En France, les conflits entre propriétaires de fonds voisins ont été une importante question posée aux tribunaux quelques années seulement après la promulgation du Code Civil napoléonien . Leur apparition sur la scène judiciaire a rapidement montré le silence du Code Civil sur les solutions juridiques applicables dans le contexte d’une société française commençant à entrer de pleins pieds dans la voie de l’industrialisation. Ces conflits entre propriétaires de fonds voisins ont ainsi contraint les tribunaux à inventer des solutions juridiques qui n’étaient pas prévues dans le Code Civil, voir que ce dernier ne rendait pas aisées à mettre en forme. C’est donc dans un contexte de révolution industrielle que la jurisprudence et la doctrine ont contribué à l’élaboration de la notion de « troubles de voisinage ».

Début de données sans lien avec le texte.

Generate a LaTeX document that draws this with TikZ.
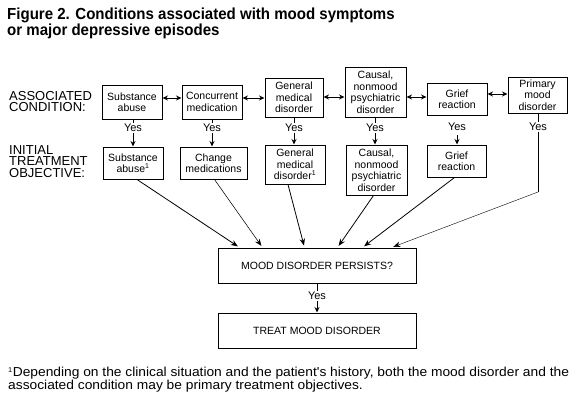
\documentclass[tikz,border=0pt]{standalone}
\usepackage{fontspec}
\setmainfont{Liberation Sans}
\newfontfamily\titlefont[FakeStretch=0.94]{Liberation Sans}
\newfontfamily\footfont[FakeStretch=1.06]{Liberation Sans}
\usetikzlibrary{arrows.meta,calc}
\begin{document}
\begin{tikzpicture}[x=1pt,y=-1pt,
  box/.style={draw,line width=1pt,align=center,inner sep=1pt,font=\fontsize{10.5}{11.5}\selectfont},
  yes/.style={inner sep=1pt,font=\fontsize{11}{11}\selectfont},
  lbl/.style={align=left,inner sep=0pt,anchor=north west,font=\fontsize{13}{11.5}\selectfont},
  con/.style={line width=1pt},
  arr/.style={line width=1pt,-{Stealth[length=5.5pt,width=5pt]}},
  darr/.style={line width=1pt,{Stealth[length=5.5pt,width=5pt]}-{Stealth[length=5.5pt,width=5pt]}},
  diag/.style={line width=0.8pt,-{Stealth[length=7pt,width=5.5pt]},shorten >=2pt}]
\useasboundingbox[fill=white] (0,0) rectangle (575,400);

\node[anchor=north west,align=left,inner sep=0pt,font=\titlefont\bfseries\fontsize{16}{16}\selectfont] (title) at (7,8)
  {Figure 2. Conditions associated with mood symptoms\\or major depressive episodes};

\node[lbl] (assoc) at (9,91) {ASSOCIATED\\CONDITION:};
\node[lbl] (init) at (9,145) {INITIAL\\TREATMENT\\OBJECTIVE:};

% top row
\node[box,minimum width=60pt,minimum height=34pt] (t1) at (132,102) {Substance\\abuse};
\node[box,minimum width=60pt,minimum height=34pt] (t2) at (212,102) {Concurrent\\medication};
\node[box,minimum width=58pt,minimum height=39pt] (t3) at (294,97.5) {General\\medical\\disorder};
\node[box,minimum width=61pt,minimum height=50pt] (t4) at (375.5,92) {Causal,\\nonmood\\psychiatric\\disorder};
\node[box,minimum width=60pt,minimum height=32pt] (t5) at (457,99) {Grief\\reaction};
\node[box,minimum width=59pt,minimum height=36pt] (t6) at (537.5,95) {Primary\\mood\\disorder};

\draw[darr] (t1.east |- 0,98) -- (t2.west |- 0,98);
\draw[darr] (t2.east |- 0,98) -- (t3.west |- 0,98);
\draw[darr] (t3.east |- 0,97) -- (t4.west |- 0,97);
\draw[darr] (t4.east |- 0,97) -- (t5.west |- 0,97);
\draw[darr] (t5.east |- 0,94) -- (t6.west |- 0,94);

% yes labels
\node[yes] (y1) at (133,128) {Yes};
\node[yes] (y2) at (212,128) {Yes};
\node[yes] (y3) at (294,128) {Yes};
\node[yes] (y4) at (375,128) {Yes};
\node[yes] (y5) at (457,127) {Yes};
\node[yes] (y6) at (538,127) {Yes};

% second row
\node[box,minimum width=60pt,minimum height=32pt] (b1) at (133,163) {Substance\\abuse\textsuperscript{\scriptsize 1}};
\node[box,minimum width=67pt,minimum height=32pt] (b2) at (213.5,163) {Change\\medications};
\node[box,minimum width=60pt,minimum height=39pt] (b3) at (295,164.5) {General\\medical\\disorder\textsuperscript{\scriptsize 1}};
\node[box,minimum width=61pt,minimum height=50pt] (b4) at (376.5,170) {Causal,\\nonmood\\psychiatric\\disorder};
\node[box,minimum width=59pt,minimum height=32pt] (b5) at (456.5,161) {Grief\\reaction};

\draw[con] (t1.south -| y1) -- (y1.north);
\draw[con] (t2.south -| y2) -- (y2.north);
\draw[con] (t3.south -| y3) -- (y3.north);
\draw[con] (t4.south -| y4) -- (y4.north);
\draw[con] (t6.south -| y6) -- (y6.north);

\draw[arr] (y1.south) -- (y1.south |- b1.north);
\draw[arr] (y2.south) -- (y2.south |- b2.north);
\draw[arr] (y3.south) -- (y3.south |- b3.north);
\draw[arr] (y4.south) -- (y4.south |- b4.north);
\draw[arr] (y5.south) ++(0,3) -- (y5.south |- b5.north);

% mood boxes
\node[box,minimum width=198pt,minimum height=35pt] (mood) at (317,265.5) {MOOD DISORDER PERSISTS?};
\node[box,minimum width=198pt,minimum height=35pt] (treat) at (317,330.5) {TREAT MOOD DISORDER};
\node[yes] (y7) at (317,296) {Yes};
\draw[line width=0.5pt] (mood.south -| y7) -- (y7.north);
\draw[arr] (y7.south) -- (y7.south |- treat.north);

\coordinate (m1) at ($(mood.north west)+(22,0)$);
\coordinate (m2) at ($(mood.north west)+(45,0)$);
\coordinate (m3) at ($(mood.north west)+(87,0)$);
\coordinate (m4) at ($(mood.north west)+(120,0)$);
\coordinate (m5) at ($(mood.north west)+(145,0)$);
\coordinate (m6) at ($(mood.north west)+(174,0)$);
\coordinate (c6) at (538,192);

\draw[diag] (b1.south) ++(4,0) -- (m1);
\draw[diag,line width=0.55pt] (b2.south) ++(1,0) -- (m2);
\draw[diag] (b3.south) ++(-7,0) -- (m3);
\draw[diag] (b4.south) ++(-3,0) -- (m4);
\draw[diag] (b5.south) ++(-2,0) -- (m5);
\draw[line width=0.5pt] (y6.south) -- (c6);
\draw[diag,line width=0.4pt] (c6) -- (m6);

\node[anchor=north west,align=left,inner sep=0pt,font=\footfont\fontsize{13}{13}\selectfont] (foot) at (8,367)
  {\textsuperscript{\scriptsize 1}Depending on the clinical situation and the patient's history, both the mood disorder and the\\associated condition may be primary treatment objectives.};
\end{tikzpicture}
\end{document}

La France fût, pendant longtemps, un pays profondément rural comparé aux autres pays européens et notamment l’Angleterre où l’industrialisation rapide avait fait pratiquement disparaître le monde des petits paysans dès la fin du XVIIIe siècle. Jusque dans les années 1930, la majorité de la population française vit à la campagne et est composée en grande partie d’agriculteurs . Le Second Empire est une période de prospérité dans les campagnes : la croissance urbaine ouvre de nouveaux débouchés aux produits agricoles et l’industrialisation absorbe l’excédent de main d’œuvre. La fin de l’Empire et la crise économique des années 1880 se traduisent, par contre, par la chute des cours des produits agricoles et la ruine des exploitations les plus petites, qui sont, de loin, les plus nombreuses. Beaucoup de petits propriétaires sont contraints de se louer comme journaliers, domestiques ou valets de ferme. D’autres quittent la terre, attirés par les salaires urbains plus élevés. C’est la grande phase de l’exode rural : dès 1870, on enregistre cent mille départs par an, et bientôt le double . Ainsi, avec le développement, la transformation, de même que le progrès technique que la société a subit jusqu’aux jours actuels, il y a eu, la création de troubles de plus en plus fréquents et divers : bruits, odeurs, fumées, poussières et, d’une façon générale, plus de phénomènes de pollution de tous genres . La mission du juge dans ce domaine a été d’assurer un véritable modus vivendi entre propriétaires voisins et de trouver un compromis entre les prérogatives de leurs droits respectifs. Le but ayant toujours été ici de rétablir l’équilibre qui a été rompu entre les propriétés voisines, compte tenu des charges de voisinage. Il faut insister ici sur l’éminente dignité de la personne humaine et sur son aspiration à une certaine qualité de vie.

De nombreuses tentatives de définition du « voisinage » ont été proposées. Par exemple, de manière simple, le terme « voisinage » peut être entendu comme un ensemble abstrait : « c’est l’ensemble des voisins ». Aussi, de manière plus complexe, « le voisinage peut désigner « l’ensemble des voisins personnes physiques qui le composent, ainsi que les relations entre les voisins, c’est à dire les conditions de vie avec ses semblables ». La théorie jurisprudentielle ne s’applique donc pas à n’importe qui. Elle concerne les parties au conflit de voisinage créé par le trouble, c’est-à-dire les personnes ayant la qualité de « voisin ». Ce deuxième critère est de nature à caractériser la spécificité de la théorie des troubles de voisinage et à en préciser le champ d’application. D’abord elle s’applique aux relations entre propriétaires voisins mais aussi à tous ceux que les circonstances de l’existence ont amenés à vivre proches les uns des autres . Le recours à cette théorie des troubles de voisinage est considéré par la jurisprudence comme un facteur d’équilibre social.